When negotiating, consider proposing one or more of these options:
- Interest rate reduction: Ask if the creditor can lower your interest rate, which can significantly reduce your monthly payments and overall debt burden.
- Extended repayment terms: Request a longer repayment period to reduce monthly payments, making them more manageable for your current cash flow.
- Temporary payment suspension: If you’re facing a short-term cash crunch, some creditors might agree to a temporary pause in payments.
- Debt settlement: In some cases, creditors might accept a lump-sum payment that’s less than the full amount owed to settle the debt entirely.

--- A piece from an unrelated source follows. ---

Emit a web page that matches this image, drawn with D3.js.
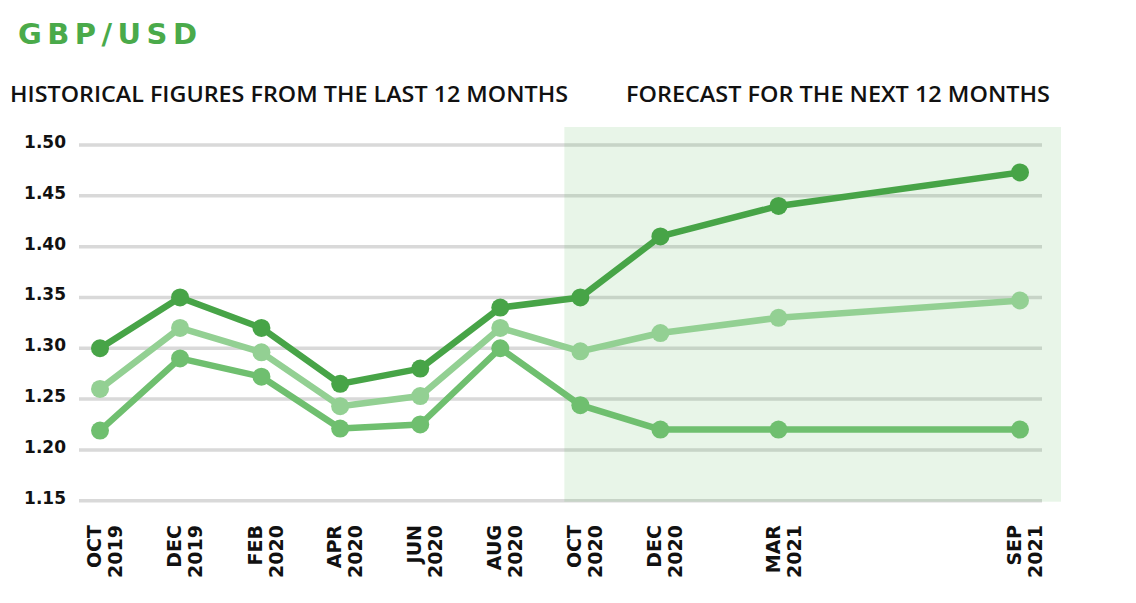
<!DOCTYPE html>
<html>
<head>
<meta charset="utf-8">
<script src="https://cdn.jsdelivr.net/npm/d3@7"></script>
<style>
  html, body { margin: 0; padding: 0; background: #ffffff; }
  svg { display: block; }
</style>
</head>
<body>
<svg id="chart" width="1136" height="603"></svg>
<script>
// ---- data ----
const months = ["2019-10", "2019-12", "2020-02", "2020-04", "2020-06", "2020-08", "2020-10", "2020-12", "2021-03", "2021-09"];
const monthLabels = ["OCT", "DEC", "FEB", "APR", "JUN", "AUG", "OCT", "DEC", "MAR", "SEP"];
const yearLabels = ["2019", "2019", "2020", "2020", "2020", "2020", "2020", "2020", "2021", "2021"];
const highSeries = [1.30, 1.35, 1.32, 1.265, 1.28, 1.34, 1.35, 1.41, 1.44, 1.473];
const midSeries = [1.26, 1.32, 1.296, 1.243, 1.253, 1.32, 1.297, 1.315, 1.33, 1.347];
const lowSeries = [1.219, 1.29, 1.272, 1.221, 1.225, 1.30, 1.244, 1.22, 1.22, 1.22];
const yTicks = [1.15, 1.20, 1.25, 1.30, 1.35, 1.40, 1.45, 1.50];
const forecastStart = "2020-10";
const titleText = "GBP/USD";
const historyText = "HISTORICAL FIGURES FROM THE LAST 12 MONTHS";
const forecastText = "FORECAST FOR THE NEXT 12 MONTHS";

// ---- layout ----
const svg = d3.select("#chart");
const parse = d3.utcParse("%Y-%m");
const dates = months.map(parse);
const gridLeft = 79, gridRight = 1042;

const x = d3.scaleUtc()
  .domain([dates[0], dates[dates.length - 1]])
  .range([100, 1020]);
const y = d3.scaleLinear()
  .domain([1.15, 1.50])
  .range([500.7, 145]);

const dark = "#47a447", mid = "#6fbf6f", light = "#93d093";

// gridlines
svg.append("g").selectAll("line")
  .data(yTicks).join("line")
  .attr("x1", gridLeft).attr("x2", gridRight)
  .attr("y1", d => y(d)).attr("y2", d => y(d))
  .attr("stroke", "#d9d9d9").attr("stroke-width", 3.5);

// forecast band (semi-transparent over gridlines)
const bandX = x(parse(forecastStart)) - 16;
svg.append("rect")
  .attr("x", bandX).attr("y", 127)
  .attr("width", gridRight + 19 - bandX)
  .attr("height", y(1.15) + 1 - 127)
  .attr("fill", "rgb(76,175,80)").attr("fill-opacity", 0.13);

// y labels
svg.append("g").selectAll("text")
  .data(yTicks).join("text")
  .attr("x", 66).attr("y", d => y(d) + 3)
  .attr("text-anchor", "end")
  .attr("font-family", "DejaVu Sans").attr("font-weight", "bold")
  .attr("font-size", 17).attr("fill", "#111")
  .text(d3.format(".2f"));

// x labels (rotated two-line)
const xl = svg.append("g");
dates.forEach((d, i) => {
  const g = xl.append("g").attr("transform", `translate(${x(d)},525) rotate(-90)`);
  g.append("text").attr("x", 0).attr("y", 1)
    .attr("text-anchor", "end")
    .attr("font-family", "DejaVu Sans").attr("font-weight", "bold")
    .attr("font-size", 19).attr("fill", "#111")
    .text(monthLabels[i]);
  g.append("text").attr("x", 0).attr("y", 22)
    .attr("text-anchor", "end")
    .attr("font-family", "DejaVu Sans").attr("font-weight", "bold")
    .attr("font-size", 19).attr("fill", "#111")
    .text(yearLabels[i]);
});

// series
const seriesList = [
  { values: midSeries, color: light },
  { values: lowSeries, color: mid },
  { values: highSeries, color: dark }
];
const line = d3.line().x((d, i) => x(dates[i])).y(d => y(d));
seriesList.forEach(s => {
  svg.append("path")
    .datum(s.values)
    .attr("d", line)
    .attr("fill", "none")
    .attr("stroke", s.color)
    .attr("stroke-width", 6.5)
    .attr("stroke-linejoin", "round");
  svg.append("g").selectAll("circle")
    .data(s.values).join("circle")
    .attr("cx", (d, i) => x(dates[i]))
    .attr("cy", d => y(d))
    .attr("r", 9)
    .attr("fill", s.color);
});

// title and headers
svg.append("text")
  .attr("x", 18).attr("y", 44)
  .attr("font-family", "DejaVu Sans").attr("font-weight", "bold")
  .attr("font-size", 29).attr("fill", "#4aaa4a")
  .attr("textLength", 179).attr("lengthAdjust", "spacing")
  .text(titleText);

svg.append("text")
  .attr("x", 10).attr("y", 102)
  .attr("font-family", "Open Sans").attr("font-weight", 600)
  .attr("font-size", 21).attr("fill", "#111")
  .attr("textLength", 558).attr("lengthAdjust", "spacingAndGlyphs")
  .text(historyText);

svg.append("text")
  .attr("x", 626).attr("y", 102)
  .attr("font-family", "Open Sans").attr("font-weight", 600)
  .attr("font-size", 21).attr("fill", "#111")
  .attr("textLength", 424).attr("lengthAdjust", "spacingAndGlyphs")
  .text(forecastText);
</script>
</body>
</html>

Remember, creditors often prefer to receive some payment rather than risk getting nothing if your business fails. This gives you some leverage in negotiations. However, be prepared for some creditors to be less flexible than others.
When negotiating a settlement, start by offering a lower amount than you’re willing to pay, leaving room for negotiation. Be prepared to explain why you can’t pay the full amount and provide documentation of your financial situation if requested.
If negotiations are successful, always get the agreement in writing before making any payments. This protects you from future disputes and ensures both parties are clear on the terms.
Keep in mind that settling debts for less than the full amount owed can have tax implications, as the forgiven amount may be considered taxable income. Consult with a tax professional to understand these potential consequences.
Click to view Key Takeaways & Tips
Click to view Key Takeaways & Tips
Key Takeaways
- Proactive communication with creditors is crucial
- Be honest about your financial situation
- Consider various negotiation options like interest rate reduction or extended terms
- Always get agreements in writing
- Be aware of potential tax implications of debt settlements
Tips
- Prioritize negotiations with secured creditors first, as they have more leverage.
- Consider hiring a debt negotiation professional if you’re dealing with multiple large debts.
- Keep detailed records of all communications with creditors.
- Don’t agree to payment terms you can’t realistically meet.
- If a creditor is unwilling to negotiate, consider seeking legal advice about your options.